Malgré tout, je t’aime. Oui je t’aime. Mais la confiance est totalement brisée. Ta famille et tes amis me détestent et je ne sais même pas quelle est la raison de ce mépris. Ils remettent même en doute ma nationalité, tu te rends compte du mal que cela peut me faire ? Derrière mon dos, je sais parfaitement que, pour eux, je suis la «mytho » et la « cocue ». Je veux bien croire que je suis la cocue tu me diras… Tu ne vois pas que j’accepte tout de toi ? Que je suis totalement soumise à chacune de tes volontés ? Ne vois-tu pas que je n’ouvre jamais la bouche ? Rappelle-toi ce jour où tes amis m’ont traitée de pute, devant toi. Et que j’ai ravalé ma fierté pour toi, que j’avais envie de m’enterrer, de creuser un trou, de ne plus jamais voir le jour. Et où tu ne disais rien, c’était comme un film où tu n’étais qu’un simple figurant. Alors que tu aurais dû être l’acteur principal, le héros qui vient défendre sa bien-aimée. Mais suis-je ta bien-aimée ?

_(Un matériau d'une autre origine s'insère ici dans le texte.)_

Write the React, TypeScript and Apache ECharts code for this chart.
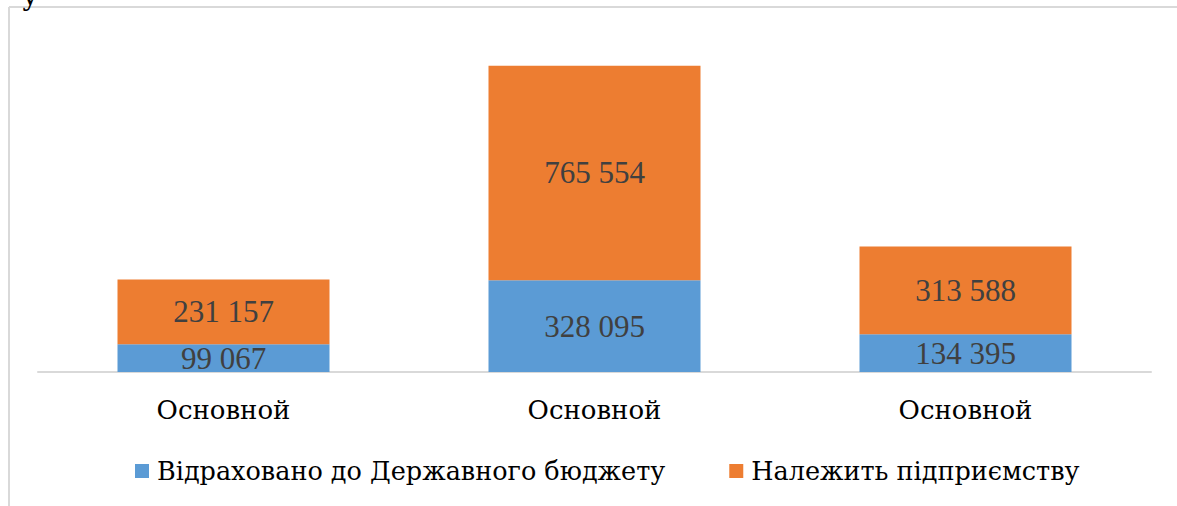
import React, { useEffect, useRef } from "react";
import * as echarts from "echarts";

const categories = ["Основной", "Основной", "Основной"];
const budgetValues = [99067, 328095, 134395];
const enterpriseValues = [231157, 765554, 313588];
const seriesNames = ["Відраховано до Державного бюджету", "Належить підприємству"];

const fmt = (v: number) => {
  const s = String(Math.round(v));
  return s.replace(/\B(?=(\d{3})+(?!\d))/g, " ");
};

export default function App() {
  const ref = useRef<HTMLDivElement>(null);
  useEffect(() => {
    if (!ref.current) return;
    const chart = echarts.init(ref.current, null, { renderer: "svg" });
    const font = "Liberation Serif";
    const cyr = "DejaVu Serif";
    const labelStyle = {
      show: true,
      position: "inside" as const,
      color: "#404040",
      fontFamily: font,
      fontSize: 31,
      formatter: (p: any) => fmt(p.value),
    };
    chart.setOption({
      animation: false,
      backgroundColor: "#ffffff",
      textStyle: { fontFamily: font },
      grid: { left: 38, right: 26, top: 36, bottom: 134, containLabel: false },
      legend: {
        left: 130,
        top: 453,
        itemWidth: 14,
        itemHeight: 14,
        itemGap: 64,
        icon: "rect",
        textStyle: { fontFamily: cyr, fontSize: 25.5, color: "#000000", padding: [0, 0, 0, 3] },
        data: seriesNames,
      },
      xAxis: {
        type: "category",
        data: categories,
        axisLine: { show: true, lineStyle: { color: "#d9d9d9", width: 2 } },
        axisTick: { show: false },
        axisLabel: { fontFamily: cyr, fontSize: 26, color: "#000000", margin: 25 },
      },
      yAxis: {
        type: "value",
        min: 0,
        max: 1200000,
        show: false,
        splitLine: { show: false },
      },
      series: [
        {
          name: seriesNames[0],
          type: "bar",
          stack: "total",
          barWidth: 212,
          data: budgetValues,
          itemStyle: { color: "#5B9BD5" },
          label: labelStyle,
        },
        {
          name: seriesNames[1],
          type: "bar",
          stack: "total",
          barWidth: 212,
          data: enterpriseValues,
          itemStyle: { color: "#ED7D31" },
          label: labelStyle,
        },
      ],
      graphic: [
        {
          type: "line",
          shape: { x1: 9, y1: 7, x2: 1177, y2: 7 },
          style: { stroke: "#d9d9d9", lineWidth: 2 },
        },
        {
          type: "line",
          shape: { x1: 9, y1: 7, x2: 9, y2: 506 },
          style: { stroke: "#d9d9d9", lineWidth: 2 },
        },
        {
          type: "text",
          x: 22,
          y: -19,
          style: { text: "у", fontFamily: cyr, fontSize: 28, fill: "#000000", verticalAlign: "top" },
        },
      ],
    });
    return () => chart.dispose();
  }, []);
  return (
    <div
      ref={ref}
      style={{ position: "absolute", left: 0, top: 0, width: 1177, height: 506, background: "#fff" }}
    />
  );
}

Encore une fois, je t’aime. Je ne sais pas pourquoi, vraiment. Mais mon cœur ne se détache pas de ton visage, de ton corps, de ton âme. Mais je ne supporte plus ce côté macho que tu arbores fièrement. Tu as levé la main sur moi, ce soir où tu avais trop bu et où tu voulais « m’encastrer dans le mur ». J’ai eu peur ce soir-là, je n’avais aucun refuge, aucun endroit où aller, personne à qui parler. Et une fois de plus, je me suis tue.
Ton incompréhension me sidère : remémore-toi tout ce que j’ai fait pour toi, tout ce que j’ai laissé derrière moi pour ta petite personne. Et en parallèle, tout le mal que tu me fais endurer. Tu en profites car tu sais que je n’ai que toi ici, et que toi, tu as tout : ta famille, tes amis, ton pays. Moi, je n’ai rien, je suis perdue. J’espère que tu sauras lire à travers les lignes et que tu comprendras enfin que ton comportement envers moi est inadmissible. Mes sentiments sont toujours présents mais je te le dis : je ne supporterai plus longtemps cette indifférence et cette incompréhension à mon égard. Si tu ne fais aucun effort, tu me perdras, définitivement.